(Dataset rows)
-------

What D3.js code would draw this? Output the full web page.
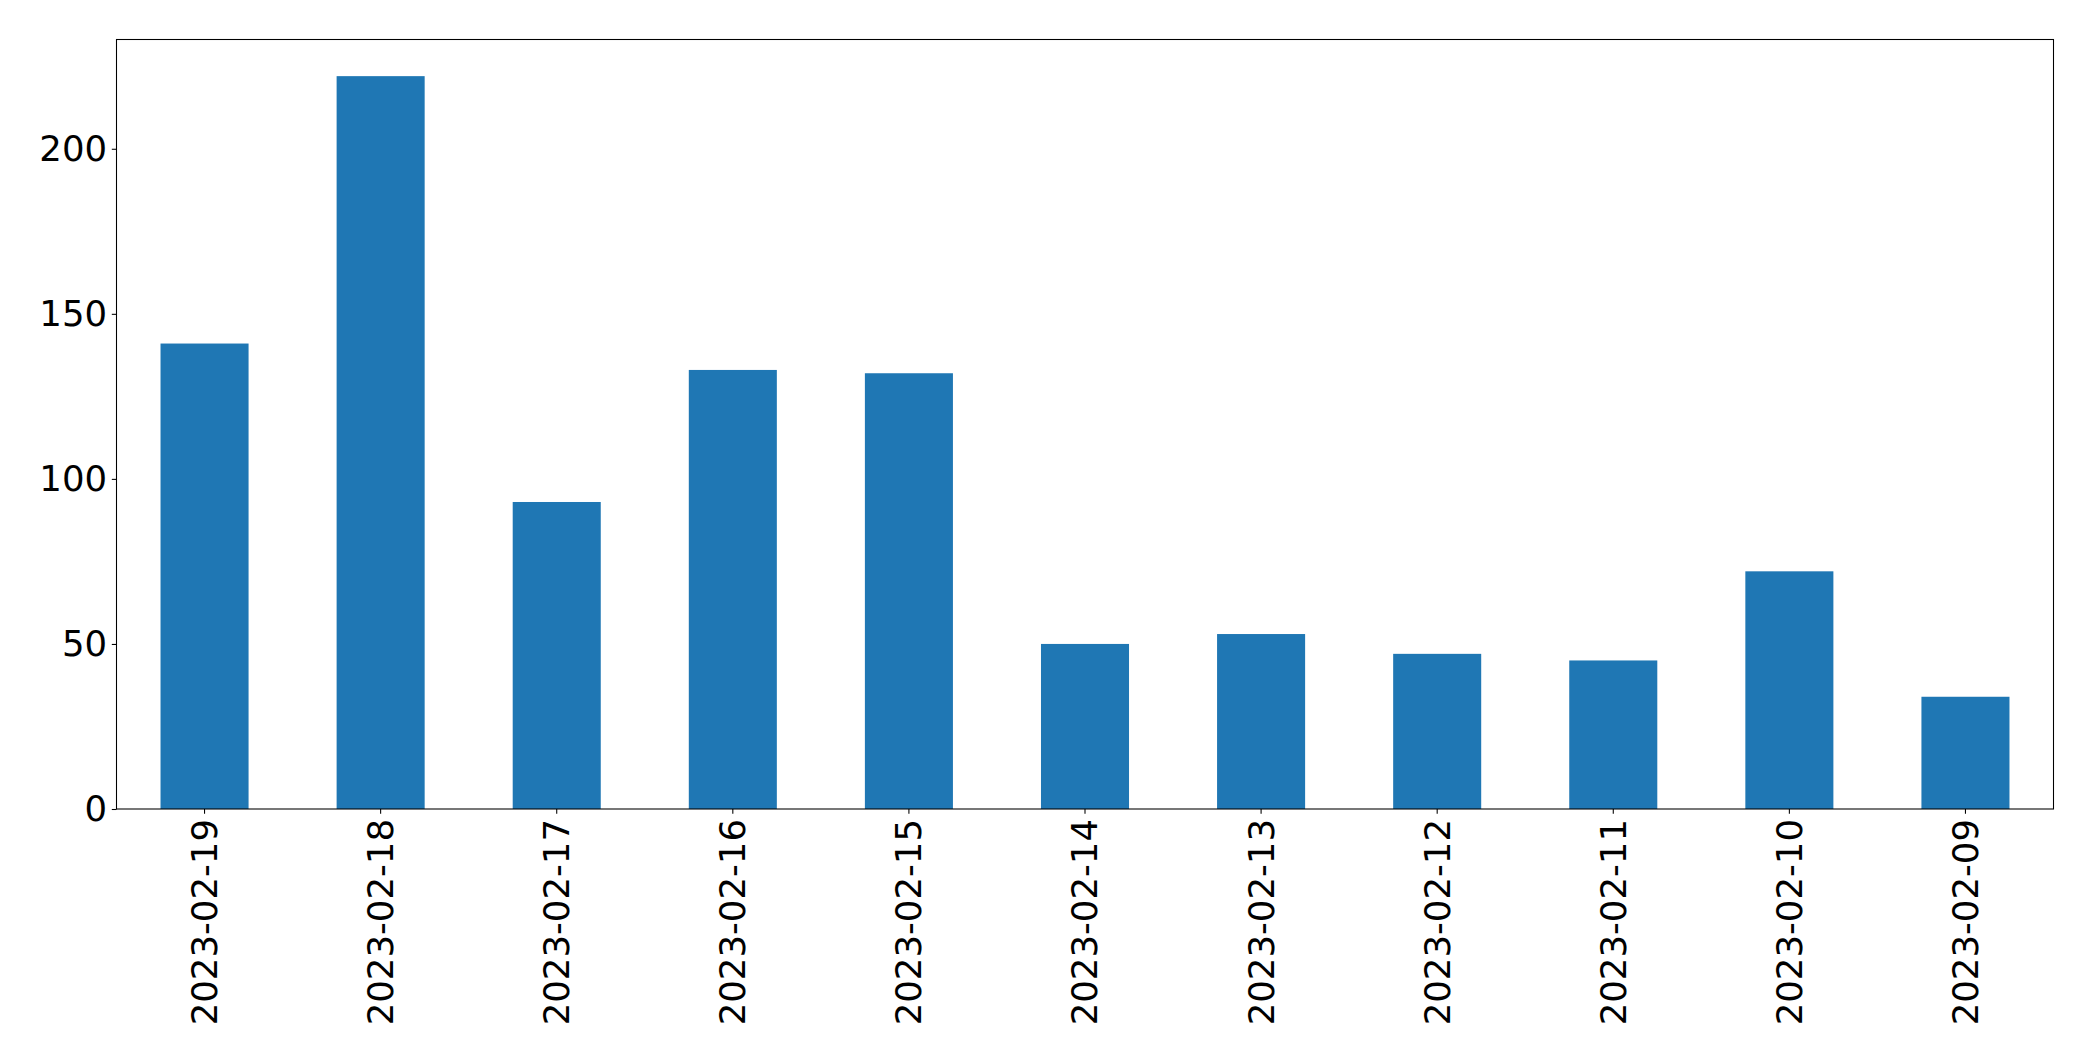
<!DOCTYPE html>
<html>
<head>
<meta charset="utf-8">
<script src="https://cdn.jsdelivr.net/npm/d3@7"></script>
<style>
  html, body { margin: 0; padding: 0; background: #fff; }
  svg { display: block; }
  text { font-family: "DejaVu Sans", sans-serif; fill: #000; }
</style>
</head>
<body>
<svg id="chart" width="2093" height="1061"></svg>
<script>
const categories = ["2023-02-19","2023-02-18","2023-02-17","2023-02-16","2023-02-15","2023-02-14","2023-02-13","2023-02-12","2023-02-11","2023-02-10","2023-02-09"];
const values = [141, 222, 93, 133, 132, 50, 53, 47, 45, 72, 34];
const yTicks = [0, 50, 100, 150, 200];

const W = 2093, H = 1061;
const margin = {left: 116.5, right: 2093 - 2053.5, top: 39.5, bottom: 1061 - 809};
const svg = d3.select("#chart");
const g = svg.append("g");

const x = d3.scaleBand()
  .domain(categories)
  .range([margin.left, W - margin.right])
  .paddingInner(0.5)
  .paddingOuter(0.25);

const y = d3.scaleLinear()
  .domain([0, d3.max(values) * 1.05])
  .range([H - margin.bottom, margin.top]);

g.selectAll("rect.bar")
  .data(values)
  .join("rect")
  .attr("class", "bar")
  .attr("x", (d, i) => x(categories[i]))
  .attr("width", x.bandwidth())
  .attr("y", d => y(d))
  .attr("height", d => y(0) - y(d))
  .attr("fill", "#1f77b4");

const fontSize = 35.5;

// y axis
const yAxis = g.append("g")
  .attr("transform", `translate(${margin.left},0)`)
  .call(d3.axisLeft(y).tickValues(yTicks).tickSize(4.7).tickPadding(4.7).tickFormat(d3.format("d")));
yAxis.select(".domain").remove();
yAxis.selectAll("line").attr("stroke", "#000").attr("stroke-width", 1.07);
yAxis.selectAll("text").attr("font-size", fontSize).attr("font-family", "DejaVu Sans").attr("fill", "#000");

// x axis
const xAxis = g.append("g")
  .attr("transform", `translate(0,${H - margin.bottom})`)
  .call(d3.axisBottom(x).tickSize(4.7).tickPadding(0));
xAxis.select(".domain").remove();
xAxis.selectAll("line").attr("stroke", "#000").attr("stroke-width", 1.07);
xAxis.selectAll("text")
  .attr("font-size", fontSize)
  .attr("font-family", "DejaVu Sans")
  .attr("fill", "#000")
  .attr("text-anchor", "end")
  .attr("dy", "0.35em")
  .attr("transform", "translate(0,10) rotate(-90)")
  .attr("x", 0)
  .attr("y", 0);

// frame
g.append("rect")
  .attr("x", margin.left)
  .attr("y", margin.top)
  .attr("width", W - margin.left - margin.right)
  .attr("height", H - margin.top - margin.bottom)
  .attr("fill", "none")
  .attr("stroke", "#000")
  .attr("stroke-width", 1.07);
</script>
</body>
</html>
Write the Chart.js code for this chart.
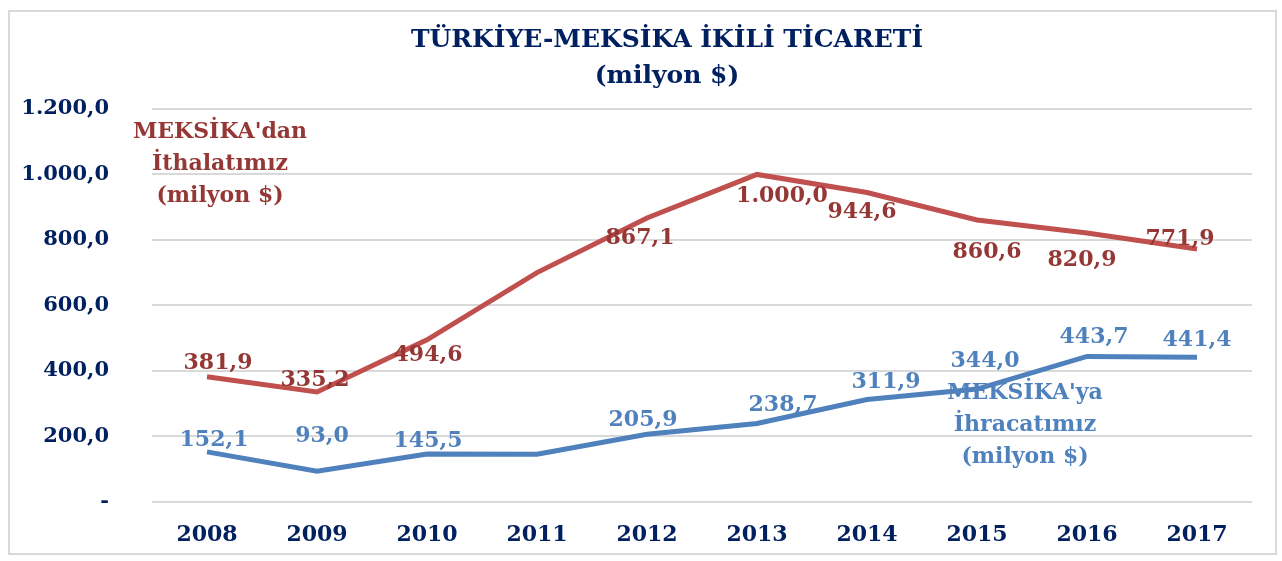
<!DOCTYPE html>
<html>
<head>
<meta charset="utf-8">
<script src="https://cdn.jsdelivr.net/npm/chart.js@4"></script>
<style>
  html, body { margin: 0; padding: 0; background: #fff; }
  #frame { position: absolute; left: 8px; top: 10px; width: 1265px; height: 541px; border: 2px solid #d9d9d9; }
  #wrap { position: absolute; left: 0; top: 0; width: 1282px; height: 561px; }
</style>
</head>
<body>
<div id="frame"></div>
<div id="wrap"><canvas id="tradeChart"></canvas></div>
<script>
// yillar ve degerler (milyon $)
const years = ['2008', '2009', '2010', '2011', '2012', '2013', '2014', '2015', '2016', '2017'];
const importValues = [381.9, 335.2, 494.6, 700.0, 867.1, 1000.0, 944.6, 860.6, 820.9, 771.9];
const exportValues = [152.1, 93.0, 145.5, 145.0, 205.9, 238.7, 311.9, 344.0, 443.7, 441.4];
const yTicks = [0, 200, 400, 600, 800, 1000, 1200];
const titleLines = ['TÜRKİYE-MEKSİKA İKİLİ TİCARETİ', '(milyon $)'];

// 2011 etiketsiz
const importShowLabel = [true, true, true, false, true, true, true, true, true, true];
const exportShowLabel = [true, true, true, false, true, true, true, true, true, true];

// etiket kaydirmalari (px)
const importLabelOffsets = [[11, -13], [-2, -12], [1, 15], [0, 0], [-7, 20], [25, 22], [-5, 20], [10, 32], [-5, 27], [-17, -10]];
const exportLabelOffsets = [[7, -12], [5, -35], [1, -13], [0, 0], [-4, -14], [26, -18], [19, -17], [8, -28], [7, -19], [0, -17]];

const NAVY = '#002060';
const FONT = "'DejaVu Serif', serif";

function fmt(v) {
  const s = v.toFixed(1).split('.');
  return s[0].replace(/\B(?=(\d{3})+(?!\d))/g, '.') + ',' + s[1];
}

// baslik: cizim alaninin biraz solunda ortali
const titlePlugin = {
  id: 'topTitle',
  afterDraw(chart) {
    const ctx = chart.ctx;
    ctx.save();
    ctx.textAlign = 'center';
    ctx.textBaseline = 'middle';
    ctx.fillStyle = NAVY;
    ctx.font = 'bold 25px ' + FONT;
    const cx = (chart.chartArea.left + chart.chartArea.right) / 2 - 35;
    titleLines.forEach((t, i) => ctx.fillText(t, cx, 40 + i * 36));
    ctx.restore();
  }
};

const labelPlugin = {
  id: 'valueLabels',
  afterDatasetsDraw(chart) {
    const ctx = chart.ctx;
    ctx.save();
    ctx.textAlign = 'center';
    ctx.textBaseline = 'middle';
    ctx.font = 'bold 22px ' + FONT;
    chart.data.datasets.forEach((ds, di) => {
      const meta = chart.getDatasetMeta(di);
      meta.data.forEach((pt, i) => {
        if (!ds.showLabel[i]) return;
        const off = ds.labelOffsets[i];
        ctx.fillStyle = ds.labelColor;
        ctx.fillText(fmt(ds.data[i]), pt.x + off[0], pt.y + off[1]);
      });
      // seri adi
      const xs = chart.scales.x, ys = chart.scales.y;
      const n = ds.nameAt;
      const cx = xs.getPixelForValue(n.index) + n.dx;
      let cy = ys.getPixelForValue(n.value);
      ctx.fillStyle = ds.labelColor;
      ds.nameLines.forEach(line => {
        ctx.fillText(line, cx, cy);
        cy += 32;
      });
    });
    ctx.restore();
  }
};

const ctx = document.getElementById('tradeChart').getContext('2d');
const tradeChart = new Chart(ctx, {
  type: 'line',
  data: {
    labels: years,
    datasets: [
      {
        label: "MEKSİKA'dan İthalatımız (milyon $)",
        data: importValues,
        borderColor: '#c0504d',
        borderWidth: 5,
        pointRadius: 0,
        tension: 0,
        labelColor: '#953735',
        showLabel: importShowLabel,
        labelOffsets: importLabelOffsets,
        nameLines: ["MEKSİKA'dan", 'İthalatımız', '(milyon $)'],
        nameAt: { index: 0, dx: 13, value: 1130 }
      },
      {
        label: "MEKSİKA'ya İhracatımız (milyon $)",
        data: exportValues,
        borderColor: '#4f81bd',
        borderWidth: 5,
        pointRadius: 0,
        tension: 0,
        labelColor: '#4f81bd',
        showLabel: exportShowLabel,
        labelOffsets: exportLabelOffsets,
        nameLines: ["MEKSİKA'ya", 'İhracatımız', '(milyon $)'],
        nameAt: { index: 7, dx: 48, value: 331 }
      }
    ]
  },
  options: {
    responsive: true,
    maintainAspectRatio: false,
    animation: false,
    layout: { padding: { left: 0, right: 30, top: 109, bottom: -7 } },
    scales: {
      x: {
        offset: true,
        grid: { display: false, drawTicks: false },
        border: { display: false },
        ticks: { color: NAVY, font: { family: FONT, size: 22, weight: 'bold' }, padding: 20 }
      },
      y: {
        min: 0,
        max: 1200,
        afterBuildTicks: s => { s.ticks = yTicks.map(v => ({ value: v })); },
        afterFit: s => { s.width = 152; },
        grid: { color: '#d9d9d9', lineWidth: 2, drawTicks: false },
        border: { display: false },
        ticks: {
          color: NAVY,
          font: { family: FONT, size: 21, weight: 'bold' },
          padding: 43,
          callback: v => v === 0 ? '-' : fmt(v)
        }
      }
    },
    plugins: {
      legend: { display: false },
      tooltip: { enabled: false },
      title: { display: false }
    }
  },
  plugins: [labelPlugin, titlePlugin]
});
</script>
</body>
</html>
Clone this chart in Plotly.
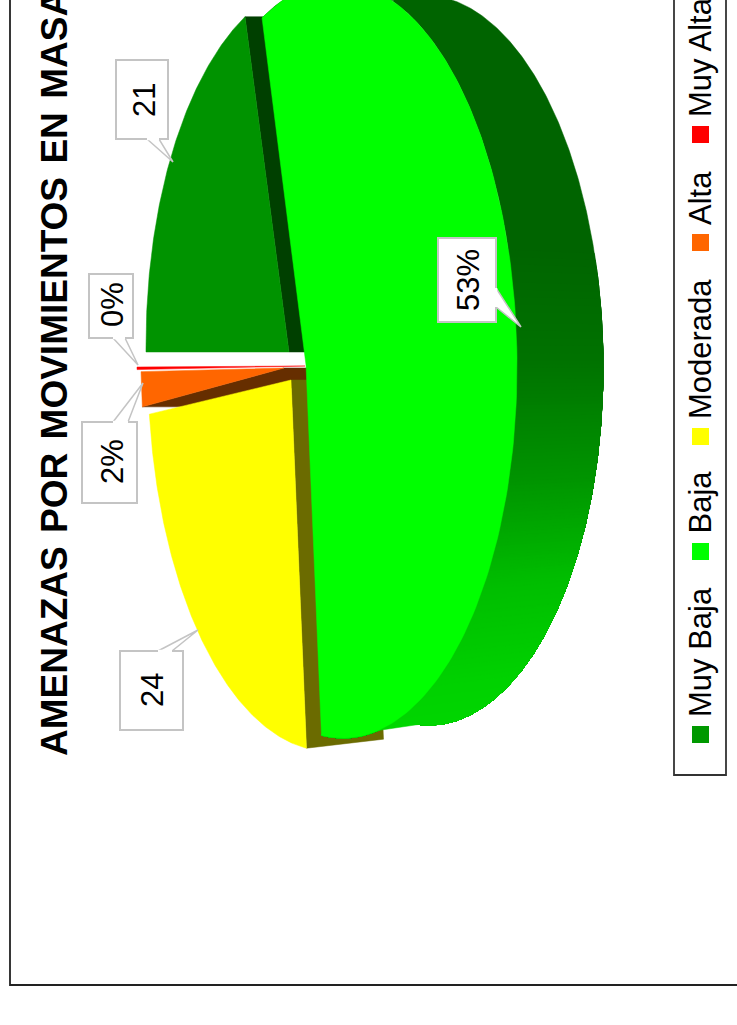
import numpy as np
import plotly.graph_objects as go

# ---------- data ----------
categories = ["Muy Baja", "Baja", "Moderada", "Alta", "Muy Alta"]
values = [21, 53, 24, 2, 0.15]
value_labels = ["21", "53%", "24", "2%", "0%"]
top_colors = ["#009300", "#00ff00", "#ffff00", "#ff6600", "#ff0000"]
title_words = ["AMENAZAS", "POR", "MOVIMIENTOS", "EN", "MASA"]

# ---------- projection of the 3D pie on the page ----------
CX, CY, RX, RY = 340.0, 360.0, 177.0, 378.0
PERSPECTIVE = 11.0
SKEW = 3.0
DEPTH_X, DEPTH_SCALE, DEPTH_CY = 86.0, 365.0 / 378.0, 360.0
# per slice: apex, rim offset, vertical rim scale
apex = [(289, 352), (306, 365), (291, 380), (284, 368), (305, 366)]
rim_off = [(-17, -8), (0, 0), (-15, 13), (-22, 9), (-26, 7)]
rim_sy = [0.98, 1, 1, 0.92, 1]

fracs = np.array(values, dtype=float) / sum(values)
edges = np.concatenate([[0.0], np.cumsum(fracs)]) * 360.0


def rim(phi, i):
    p = np.radians(phi - PERSPECTIVE * np.sin(np.radians(phi)))
    x = CX - RX * np.cos(p) - SKEW * np.sin(p) + rim_off[i][0]
    y = CY - RY * np.sin(p) * rim_sy[i] + rim_off[i][1]
    return x, y


def poly(fig, xs, ys, color):
    fig.add_trace(go.Scatter(x=list(xs), y=list(ys), mode="lines", fill="toself",
                             fillcolor=color, line=dict(color=color, width=0.5),
                             hoverinfo="skip", showlegend=False))


def wedge(fig, i):
    phi = np.linspace(edges[i], edges[i + 1], 160)
    x, y = rim(phi, i)
    poly(fig, np.r_[apex[i][0], x, apex[i][0]], np.r_[apex[i][1], y, apex[i][1]], top_colors[i])


def edge_face(fig, i, phi, dx, dy, color):
    rx, ry = rim(np.array([phi]), i)
    ax, ay = apex[i]
    poly(fig, [ax, rx[0], rx[0] + dx, ax + dx, ax], [ay, ry[0], ry[0] + dy, ay, ay], color)


fig = go.Figure()

# cut faces seen between the exploded slices
edge_face(fig, 0, edges[1], 80, 0, "#004000")
edge_face(fig, 3, edges[3], 80, 0, "#662e00")
edge_face(fig, 2, edges[2], 77, -9, "#6b6b00")

# tops of the far slices
for i in (2, 3, 4, 0):
    wedge(fig, i)

# curved wall of the near slice: each band repaints from its start to the arc's end
shade_y = [0, 240, 360, 480, 580, 680, 735]
shade_g = [100, 100, 115, 150, 190, 210, 215]
phis = np.linspace(edges[1], edges[2], 400)
rx_all, ry_all = rim(phis, 1)
ex_all = rx_all + DEPTH_X
ey_all = DEPTH_CY + (ry_all - CY) * DEPTH_SCALE
g_all = np.interp((ry_all + ey_all) / 2, shade_y, shade_g).astype(int)
start = 0
for k in range(1, len(phis) + 1):
    if k == 1 or g_all[k - 1] != g_all[start]:
        start = k - 1
        poly(fig,
             np.r_[rx_all[start:], ex_all[start:][::-1], rx_all[start]],
             np.r_[ry_all[start:], ey_all[start:][::-1], ry_all[start]],
             f"rgb(0,{g_all[start]},0)")

wedge(fig, 1)

# ---------- page furniture ----------
BORDER = "#c4c4c4"
callouts = [
    ((116, 60, 168, 139), [(147, 139), (173, 162), (159, 139)], (144, 100)),
    ((438, 238, 496, 322), [(496, 288), (521, 327), (496, 307)], (468, 280)),
    ((120, 651, 183, 730), [(158, 651), (198, 630), (172, 651)], (152, 690)),
    ((82, 422, 137, 503), [(113, 422), (143, 383), (128, 422)], (112, 462)),
    ((89, 274, 133, 338), [(113, 338), (138, 365), (125, 338)], (112, 305)),
]
annotations = []
font_family = "Liberation Sans, Arial, sans-serif"
for (box, tail, pos), txt in zip(callouts, value_labels):
    x0, y0, x1, y1 = box
    path = f"M{x0},{y0} L{x1},{y0} L{x1},{y1} L{x0},{y1} Z"
    fig.add_shape(type="path", path=path, line=dict(color=BORDER, width=2), fillcolor="white", layer="above")
    tx = " ".join(("M" if k == 0 else "L") + f"{p[0]},{p[1]}" for k, p in enumerate(tail)) + " Z"
    fig.add_shape(type="path", path=tx, line=dict(color=BORDER, width=1.5), fillcolor="white", layer="above")
    a, c = tail[0], tail[2]
    fig.add_shape(type="line", x0=a[0], y0=a[1], x1=c[0], y1=c[1], line=dict(color="white", width=2.5), layer="above")
    annotations.append(dict(x=pos[0], y=pos[1], text=txt, textangle=-90, showarrow=False,
                            xanchor="center", yanchor="middle",
                            font=dict(family=font_family, size=31, color="black")))

annotations.append(dict(x=54, y=373, text="<b>" + " \u200a".join(title_words) + "</b>",
                        textangle=-90, showarrow=False, xanchor="center", yanchor="middle",
                        font=dict(family=font_family, size=37, color="black")))

# frame and legend box run off the page as in the reference
fig.add_shape(type="path", path="M10,-20 L10,985 L760,985 L760,-20 Z",
              line=dict(color="#222222", width=1.8), fillcolor="rgba(0,0,0,0)", layer="below")
fig.add_shape(type="path", path="M674,-20 L674,775 L726,775 L726,-20 Z",
              line=dict(color="#333333", width=1.8), fillcolor="white", layer="above")

legend_marker_y = [726, 543, 428, 234, 126]
legend_colors = ["#009900", "#00ff00", "#ffff00", "#ff6600", "#ff0000"]
for name, my, col in zip(categories, legend_marker_y, legend_colors):
    fig.add_shape(type="rect", x0=692, x1=709, y0=my, y1=my + 17, fillcolor=col,
                  line=dict(width=0), layer="above")
    annotations.append(dict(x=700, y=my - 8, text=name, textangle=-90, showarrow=False,
                            xanchor="center", yanchor="bottom", borderpad=0,
                            font=dict(family=font_family, size=31, color="black")))

fig.update_layout(
    width=737, height=1025, margin=dict(l=0, r=0, t=0, b=0),
    paper_bgcolor="white", plot_bgcolor="white", showlegend=False,
    xaxis=dict(range=[0, 737], visible=False, fixedrange=True),
    yaxis=dict(range=[1025, 0], visible=False, fixedrange=True),
    annotations=annotations,
)
fig.write_html("out.html", config={"displayModeBar": False},
               post_script="document.body.style.margin='0';document.body.style.overflow='hidden';")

-------

◆ Short problem ◆
Leave the pictures aside and restate exactly the lines from the one containing "Clone this chart in Plotly." to the one containing "edges = np.concatenate([[0.0], np.cumsum(fracs)])", those two lines included.

◆ Exercise result ◆
Clone this chart in Plotly.
import numpy as np
import plotly.graph_objects as go

# ---------- data ----------
categories = ["Muy Baja", "Baja", "Moderada", "Alta", "Muy Alta"]
values = [21, 53, 24, 2, 0.15]
value_labels = ["21", "53%", "24", "2%", "0%"]
top_colors = ["#009300", "#00ff00", "#ffff00", "#ff6600", "#ff0000"]
title_words = ["AMENAZAS", "POR", "MOVIMIENTOS", "EN", "MASA"]

# ---------- projection of the 3D pie on the page ----------
CX, CY, RX, RY = 340.0, 360.0, 177.0, 378.0
PERSPECTIVE = 11.0
SKEW = 3.0
DEPTH_X, DEPTH_SCALE, DEPTH_CY = 86.0, 365.0 / 378.0, 360.0
# per slice: apex, rim offset, vertical rim scale
apex = [(289, 352), (306, 365), (291, 380), (284, 368), (305, 366)]
rim_off = [(-17, -8), (0, 0), (-15, 13), (-22, 9), (-26, 7)]
rim_sy = [0.98, 1, 1, 0.92, 1]

fracs = np.array(values, dtype=float) / sum(values)
edges = np.concatenate([[0.0], np.cumsum(fracs)]) * 360.0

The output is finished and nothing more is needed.